Di sisi lain, Akademisi Hukum Tata Negara Fakultas Hukum Un­patti, Reny Nendissa mengatakan, secara hukum Pemprov Maluku sudah melakukan perbuatan me­langgar hukum.

Menurutnya, Peraturan Menteri Dalam Negeri (Permendagri) No­mor 19 Tahun 2016 tentang pedo­man pengelolaan barang milik daerah sangat jelas menyebutkan aset bisa dihapus jika barang milik daerah sudah tidak ada dalam penguasaan pengguna barang atau kuasa pengguna barang.

“Permendagri ini sangat jelas terutama pasal 423 ayat 3, kenapa ? karena hak ahli waris atau lahan eks Hotel Angrek sudah tak ada masalah hukum lagi atau inkrah. Jadi Pemprov harus segera meng­hapusnya dari daftar aset,” kata Nendissa.

Ia menegaskan, jika Pemprov tidak menghapus lahan eks Hotel Anggrek itu dari asetnya, maka konsekuensi hukumnya, Pemprov akan digugat lantaran melakukan perbuatan melawan hukum yang tidak melindungi rakyatnya.

“Ini menyangkut tindakan peme­rintah yang tidak melindungi rak­yatnya alias perbuatan melawan hukum. Ini bentuk dari salah satu sifat pemerintah yang tidak me­lindungi rakyatnya,” tegas Nen­dissa.

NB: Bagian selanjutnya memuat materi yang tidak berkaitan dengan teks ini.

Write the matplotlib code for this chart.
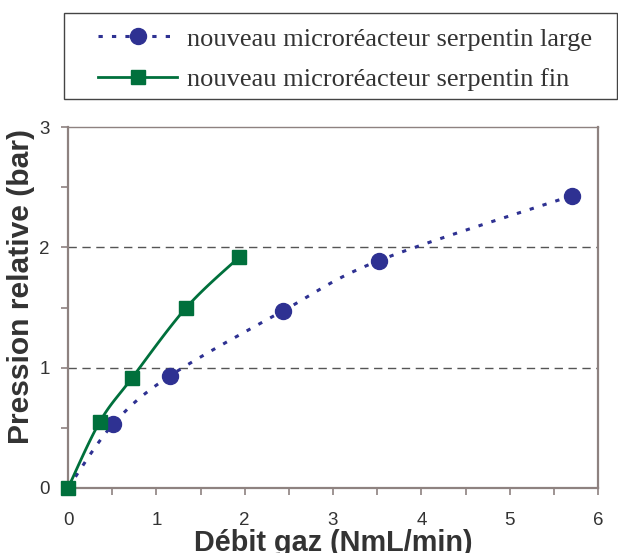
import numpy as np
import matplotlib.pyplot as plt
from matplotlib.lines import Line2D
from matplotlib.patches import Rectangle

# data
large_x = [0, 0.51, 1.15, 2.43, 3.52, 5.71]
large_y = [0, 0.53, 0.93, 1.47, 1.89, 2.43]
fin_x = [0, 0.36, 0.72, 1.34, 1.94]
fin_y = [0, 0.55, 0.91, 1.50, 1.92]
labels = ['nouveau microréacteur serpentin large',
          'nouveau microréacteur serpentin fin']


def smooth(xs, ys, n=30):
    # excel-like smoothed line: bezier segments with catmull-rom control points
    p = np.column_stack([xs, ys]).astype(float)
    p = np.vstack([p[0], p, p[-1]])
    out = []
    t = np.linspace(0, 1, n)[:, None]
    for i in range(1, len(p) - 2):
        p0, p1, p2, p3 = p[i - 1], p[i], p[i + 1], p[i + 2]
        c1 = p1 + (p2 - p0) / 6
        c2 = p2 - (p3 - p1) / 6
        seg = ((1 - t) ** 3) * p1 + 3 * ((1 - t) ** 2) * t * c1 + 3 * (1 - t) * t ** 2 * c2 + t ** 3 * p2
        out.append(seg)
    out = np.vstack(out)
    return out[:, 0], out[:, 1]


blue = '#2e3192'
green = '#00703c'
frame = '#8e8280'
txt = '#333333'
W, H = 618, 553

fig = plt.figure(figsize=(6.18, 5.53), dpi=100)
ax = fig.add_axes([68 / W, 1 - 488 / H, 530 / W, 361 / H])

for y in [1, 2]:
    ax.axhline(y, color='#555555', lw=1, linestyle=(0, (6, 4)), zorder=1)

sx, sy = smooth(large_x, large_y)
ax.plot(sx, sy, color=blue, lw=2.2, linestyle=(0, (1.4, 3)), zorder=2)
ax.plot(large_x[1:], large_y[1:], 'o', color=blue, ms=11.5, zorder=3)

sx, sy = smooth(fin_x, fin_y)
ax.plot(sx, sy, color=green, lw=2, zorder=4)
ax.plot(fin_x, fin_y, 's', color=green, ms=10.5, zorder=5, clip_on=False)

ax.set_xlim(0, 6)
ax.set_ylim(0, 3)
ax.set_xticks(range(7))
ax.set_xticks(np.arange(0, 6.01, 0.5), minor=True)
ax.set_yticks(range(4))
ax.set_yticks(np.arange(0, 3.01, 0.5), minor=True)
ax.tick_params(which='both', direction='out', color=frame, width=1.2, length=5,
               labelcolor=txt, labelsize=13.5)
ax.tick_params(axis='y', pad=8)
ax.tick_params(axis='x', pad=12)
for lab in ax.get_xticklabels() + ax.get_yticklabels():
    lab.set_family('Liberation Sans')
for s in ax.spines.values():
    s.set_color(frame)
    s.set_linewidth(1.6)
ax.spines['top'].set_linewidth(1.0)

ax.set_xlabel('Débit gaz (NmL/min)', family='Liberation Sans', fontweight='bold',
              fontsize=20.8, color=txt, labelpad=0)
ax.set_ylabel('Pression relative (bar)', family='Liberation Sans', fontweight='bold',
              fontsize=21.6, color=txt)
ax.yaxis.set_label_coords(-0.0623, 0.557)

# legend box, drawn separately so its padding can match
fig.patches.append(Rectangle((64 / W, 1 - 99 / H), 553 / W, 86 / H,
                             transform=fig.transFigure, fill=False,
                             edgecolor='#444444', lw=1.0))
handles = [
    Line2D([], [], color=blue, lw=2.2, linestyle=(0, (1.4, 3)), marker='o', ms=11.5),
    Line2D([], [], color=green, lw=2, marker='s', ms=10.5),
]
leg = fig.legend(handles, labels, loc='center left',
                 bbox_to_anchor=(98 / W, 1 - 59 / H),
                 prop={'family': 'Liberation Serif', 'size': 19},
                 frameon=False, borderpad=0, labelspacing=0.64,
                 handlelength=3.0, handletextpad=0.38, borderaxespad=0)
for t in leg.get_texts():
    t.set_color(txt)

fig.savefig('out.png', dpi=100)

Ditambahkan, terhadap tindakan pemerintah yang tidak punya itikad baik kepada ahli waris eks lahan Hotel Anggrek ini, Nendissa me­ngingatkan tindakan Pemprov Maluku tersebut konsekuensi hukum lainnya. Ombudsman bisa saja mengeluarkan rekomendasi kepada pemprov karena sudah melakukan mall administrasi.

“Sebagai lembaga berwenang, ombudsman punya hak untuk itu,” pungkas Nendissa.

Sementara itu, informasi yang dihimpun dari Biro Hukum Pem­prov Maluku menyebutkan, Pem­prov Maluku sudah mengetahui duduk perkara eks lahan Hotel Anggrek.

Pasalnya, kasus ini sudah ink­rah dan dimenangkan pihak ahli waris. Hanya saja karena sertifikat dimaksud selama ini atas nama PD Panca Karya, maka sebagai perusahaan daerah tentu aset atau harta itu dipisahkan.

“Hotel Anggrek itu bagian dari penyertaan modal di PD Panca Karya. Tapi lebih baik konfirmasi dengan bagian aset. Sebenarnya tidak apa-apa. Masalah Hotel Anggrek itu sudah selesai dan itu dimenangkan ahli waris. Setahu saya sertifikat itu ada di Panca Kar­ya karena sertifikat itu atas nama Panca Karya. Karena PD Panca Karya merupakan perusahaan dae­rah, maka harta yang dipisah­kan. Memang putusan itu ahli waris sudah menang,” jelas sumber di Biro Hukum.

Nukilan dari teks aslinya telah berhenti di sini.